The prejudice to the defense was apparent, and in this circumstance, the trial judge erred by not exercising his discretion to grant a continuance in accordance with Rule 4:9-2. Accordingly, the judgment must be reduced to $15,000.
Our decision to reduce the judgment makes it unnecessary to consider defendants' objection to the adequacy of competent evidence supporting an award of damages for plaintiff's expenditures on packaging and labor. The amounts in issue do not exceed the reduction we direct.
Similarly, defendants' objection to the trial judge's reliance on plaintiff's hearsay testimony about TWT's cancellation of the contract is immaterial.

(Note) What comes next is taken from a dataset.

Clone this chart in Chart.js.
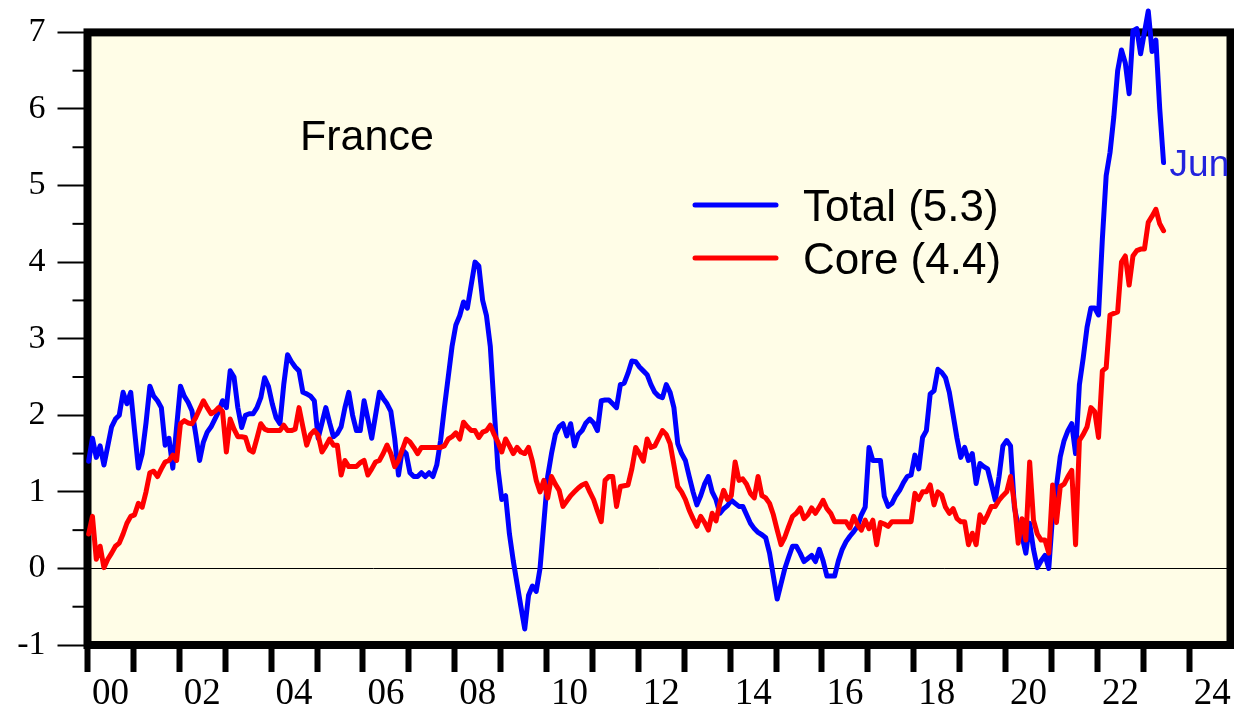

While plaintiff's loss was the benefit of her bargain with TWT, whether or not TWT cancelled its purchase order, plaintiff could not collect that benefit because of defendants' failure to deliver the finished products.
Defendants' claim that the evidence was inadequate to establish an enforceable agreement is without sufficient merit to warrant discussion in a written opinion. R. 2:11-3(e)(1)(E). The trial judge's findings are adequately supported by the record. R. 2:11-3(e)(1)(A).
Affirmed as modified and remanded for amendment of the judgment in conformity with this opinion.